Felix and I also had sex later that day, at my initiation. For me, a big part of what I’ve loved about being active on Grindr has been finding trust with people. All kinds of people, some of whom I connect with briefly and never see again, some of whom become friends or regulars. The scary thing about being assaulted was the thought that I might lose that sense of trust, so for me jumping right back on the horse with somebody I knew was a good egg felt like the right thing. I’m not saying that anybody else should navigate a similar situation the same way, of course, but for me, that felt right.

To bring this back to improv, because I can (and do) make anything about improv, we need to know that bad things are going to happen sometimes. There’s no code of conduct so stringent, nor teacher so vigilant, that it could possibly be prevented. Those things should still exist, of course, but to err is human (and very improv). Even with the best of intent, somebody will get groped, or injured, or mis-pronouned, or called ‘mom’ one too many times, or have their culture mocked, or have something triggered. Maybe even something worse will happen; we’re not in control of everybody in our improv culture.

I talked about vulnerability in my first post about Grindr, and how we should all strive for it. Here’s how we can help make it possible for others to find and stay in a vulnerable state when things go wrong. First, of course there should be official channels, policies, resources. Theatres and companies should have rules, and enforce them. In 2020 I think a lot of us have already cottoned onto this and actioned at least some points.

The second thing, and for me the big one, is to make ourselves personally available. By being available when I needed to talk, Felix was effectively an ambassador for the whole Grindr community. I’ll say again, we didn’t know each other very well at the time. If you’ve done an 8-week course with somebody, and maybe gone to the pub after, you know them just as well. If you’ve been improvising for a while, there are a whole lot of people you are at least that closely connected to. You don’t need to be an authority figure, or somebody’s best friend, to show up for them. Sometimes authority figures and close friends are the hardest people to talk to, in fact.

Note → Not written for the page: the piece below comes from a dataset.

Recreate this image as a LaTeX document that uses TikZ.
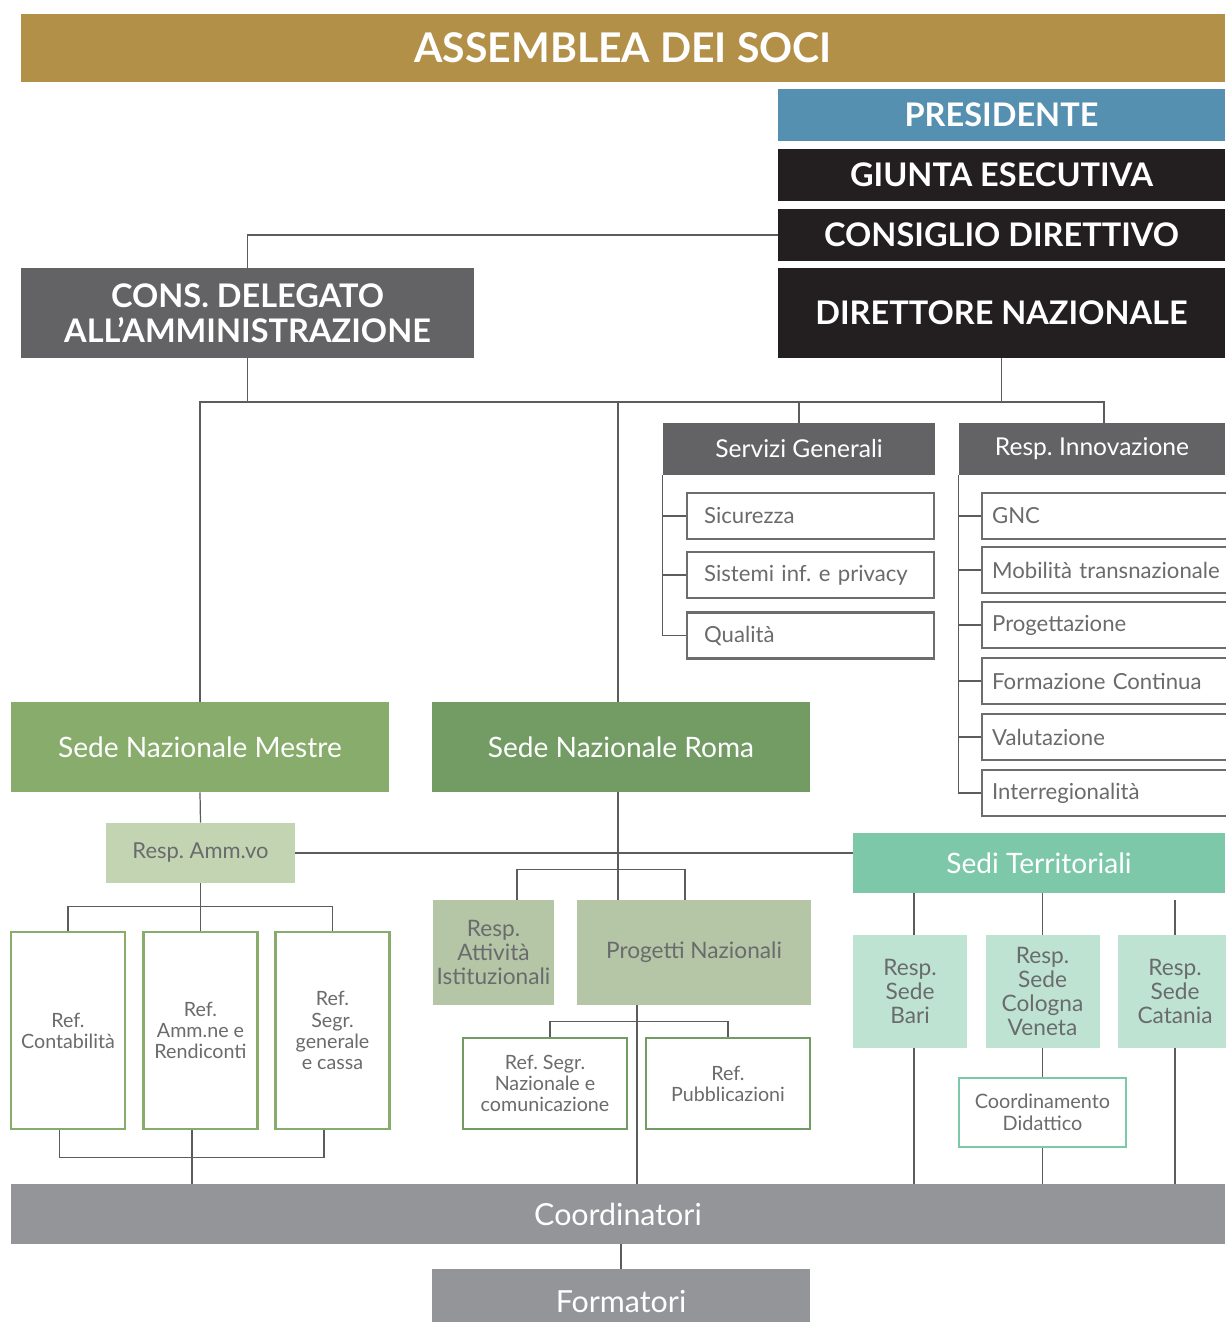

If somebody needs to chat about an improv thing that triggered them, was bothersome, or something that was straight-up not okay, be there to listen to them. Be on their side. Be outraged on their behalf, if appropriate. And sure, pass on info about official channels they can go through if needed. But know that your reaction has the potential to feel representative of your whole community.

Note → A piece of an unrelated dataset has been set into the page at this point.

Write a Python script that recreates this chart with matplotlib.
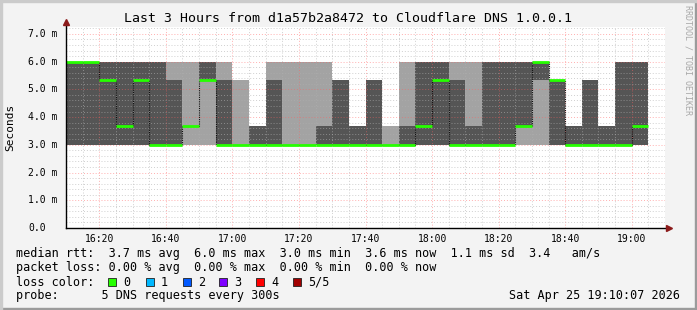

One more thing, just to bring this back to a topic close to my heart. We need to make sure that the vast majority of experiences people have in our classes and theatres are positive, not just because it’s more fun and better for our art form, but because it makes people feel that they’re welcome. If diversity is on your 2020 list of goals, being willing to show up and support people when they need it is crucial, as is ensuring general safety and good vibes. The more ‘diverse’ people are, the less safe they are (and feel) out in the real world. That means that it might take fewer bad experiences for them to feel unsafe or unwelcome in your space, simply because it’s reinforcing what the world is already telling them. And by, “Your space”, I mean any space you are improvising in. You’re partly responsible for it, even if you’re ‘just’ a student or punter, because we’re all creating this community together, one interaction at a time.